Open “Micrographia” (1665), the otherworldly illustrated treatise by the microscopist Robert Hooke, and you’ll see why scientists have gone smaller and smaller ever since.
In the latest revelation of the subvisual, BEAUTIFUL BACTERIA: Encounters in the Microuniverse (Rizzoli, $50), Tal Danino, a biomedical engineer and founder of the Synthetic Biological Systems Laboratory, isolates all kinds of bacteria, dyes them, nurtures their growth and photographs them in petri dishes lit into wild neon tondos.
E. coli, blobbed like jellyfish against a multicolored field, recalls the light art of Joshua White. Dental plaque, set against the rich red of “blood agar,” festers into sharp strokes, like calligraphy. Certain probiotics, bubbling and tessellated, evokes Brett Weston’s close-up photos of pan grease.

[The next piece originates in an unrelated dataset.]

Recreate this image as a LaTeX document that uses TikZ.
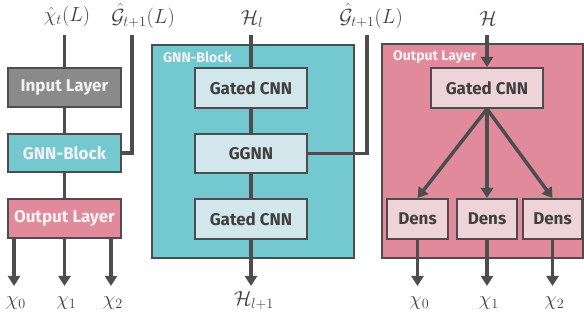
\documentclass[tikz,border=0pt]{standalone}
\usepackage{fontspec}
\setsansfont{Fira Sans}
\usetikzlibrary{arrows.meta}
\definecolor{lineC}{HTML}{4D4D4D}
\definecolor{grayF}{HTML}{8A8A8A}
\definecolor{tealF}{HTML}{74C9D1}
\definecolor{pinkF}{HTML}{E08A9C}
\definecolor{ltblue}{HTML}{D2E7EB}
\definecolor{ltpink}{HTML}{EED4D9}
\definecolor{txtD}{HTML}{404040}
\definecolor{txtW}{HTML}{F2F2F2}
\newcommand{\mymath}[1]{\scalebox{1.18}{$#1$}}
\begin{document}
\begin{tikzpicture}[x=1pt,y=-1pt,
  blk/.style={draw=lineC, line width=2pt, inner sep=0pt, font=\sffamily\bfseries\fontsize{17}{19}\selectfont},
  panel/.style={draw=lineC, line width=2pt, inner sep=0pt},
  ln/.style={draw=lineC, line width=3.5pt},
  arr/.style={draw=lineC, line width=3.5pt, -{Triangle[width=12pt,length=10pt]}},
  mlab/.style={font=\fontsize{17.28}{18}\selectfont, text=txtD, inner sep=0pt},
  plab/.style={font=\sffamily\bfseries\fontsize{14}{15}\selectfont, text=txtW, anchor=west, inner sep=0pt}
]
\useasboundingbox (0,0) rectangle (584,320);
% ---------- left ----------
\node[blk, fill=grayF, text=txtW, minimum width=113pt, minimum height=39pt] (inL) at (64.5,87.5) {Input Layer};
\node[blk, fill=tealF, text=txtW, minimum width=113pt, minimum height=38pt] (gnnL) at (64.5,153) {GNN-Block};
\node[blk, fill=pinkF, text=txtW, minimum width=113pt, minimum height=39pt] (outL) at (64.5,218.5) {Output Layer};
\node[mlab] (chiT) at (67,16) {\mymath{\hat{\chi}_t(L)}};
\node[mlab] (gT1) at (143,16) {\mymath{\hat{\mathcal{G}}_{t+1}(L)}};
\coordinate (inTop) at (64.5,35);
\coordinate (gTop1) at (132,35);
\draw[ln] (inTop) -- (inL.north);
\draw[ln] (inL) -- (gnnL);
\draw[ln] (gnnL) -- (outL);
\draw[ln] (gTop1) |- (gnnL.east);
\coordinate (xa) at (14,286);
\coordinate (xb) at (64.5,286);
\coordinate (xc) at (111,286);
\draw[arr] (outL.south -| xa) -- (xa);
\draw[arr] (outL.south -| xb) -- (xb);
\draw[arr] (outL.south -| xc) -- (xc);
\node[mlab] (la) at (16,303) {\mymath{\chi_0}};
\node[mlab] (lb) at (66.5,303) {\mymath{\chi_1}};
\node[mlab] (lc) at (113,303) {\mymath{\chi_2}};
% ---------- middle ----------
\node[panel, fill=tealF, minimum width=202pt, minimum height=213pt] (gnnB) at (252.5,151.5) {};
\node[plab] (gnnBl) at (163,57) {GNN-Block};
\node[blk, fill=ltblue, text=txtD, minimum width=112pt, minimum height=40pt] (g1) at (251,88) {Gated CNN};
\node[blk, fill=ltblue, text=txtD, minimum width=112pt, minimum height=39pt] (gg) at (251,153.5) {GGNN};
\node[blk, fill=ltblue, text=txtD, minimum width=112pt, minimum height=40pt] (g2) at (251,219) {Gated CNN};
\node[mlab] (hl) at (252,19) {\mymath{\mathcal{H}_l}};
\node[mlab] (gT2) at (371,16) {\mymath{\hat{\mathcal{G}}_{t+1}(L)}};
\coordinate (hTop) at (251,35);
\coordinate (gTop2) at (367,35);
\coordinate (hEnd) at (251,286);
\draw[ln] (hTop) -- (g1.north);
\draw[ln] (g1) -- (gg);
\draw[ln] (gg) -- (g2);
\draw[ln] (gTop2) |- (gg.east);
\draw[arr] (g2.south) -- (hEnd);
\node[mlab] (hl1) at (254,301) {\mymath{\mathcal{H}_{l+1}}};
% ---------- right ----------
\node[panel, fill=pinkF, minimum width=201pt, minimum height=214pt] (outB) at (482.5,151) {};
\node[plab] (outBl) at (393,57) {Output Layer};
\node[blk, fill=ltpink, text=txtD, minimum width=112pt, minimum height=40pt] (gr) at (487,88) {Gated CNN};
\node[blk, fill=ltpink, text=txtD, minimum width=61pt, minimum height=40pt] (d1) at (417.5,219) {Dens};
\node[blk, fill=ltpink, text=txtD, minimum width=60pt, minimum height=40pt] (d2) at (487,219) {Dens};
\node[blk, fill=ltpink, text=txtD, minimum width=59pt, minimum height=40pt] (d3) at (552.5,219) {Dens};
\node[mlab] (hH) at (488,19) {\mymath{\mathcal{H}}};
\coordinate (hrTop) at (487,35);
\draw[arr] (hrTop) -- (gr.north);
\draw[arr] (gr.south) -- (d1.north);
\draw[arr] (gr.south) -- (d2.north);
\draw[arr] (gr.south) -- (d3.north);
\coordinate (ya) at (417.5,286);
\coordinate (yb) at (487,286);
\coordinate (yc) at (552.5,286);
\draw[arr] (d1.south) -- (ya);
\draw[arr] (d2.south) -- (yb);
\draw[arr] (d3.south) -- (yc);
\node[mlab] (ra) at (419.5,303) {\mymath{\chi_0}};
\node[mlab] (rb) at (489,303) {\mymath{\chi_1}};
\node[mlab] (rc) at (554.5,303) {\mymath{\chi_2}};
\end{tikzpicture}
\end{document}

Danino aims to elevate these lowly creatures — often through imagination, a no-no for scientists. To picture Earth’s earliest life, he prints strains pulled from soil samples in black-and- white on fibrous washi paper, nodding to early daguerreotypes. To convey bacteria’s omnipresence, he discusses a distant future, like Earth’s past, where “microbes might construct and inhabit sprawling cities at vast scales.”
Until then, this is an exercise in aesthetic response. Why do we keep reading man-made things — stained glass, bulls-eyes, sonograms — into these marvelous organic accidents? Maybe we’ve reached a level of Anthropocene where humans dictate not only the habitability of Earth but its legibility, too. Life imitating art, down to its molecules.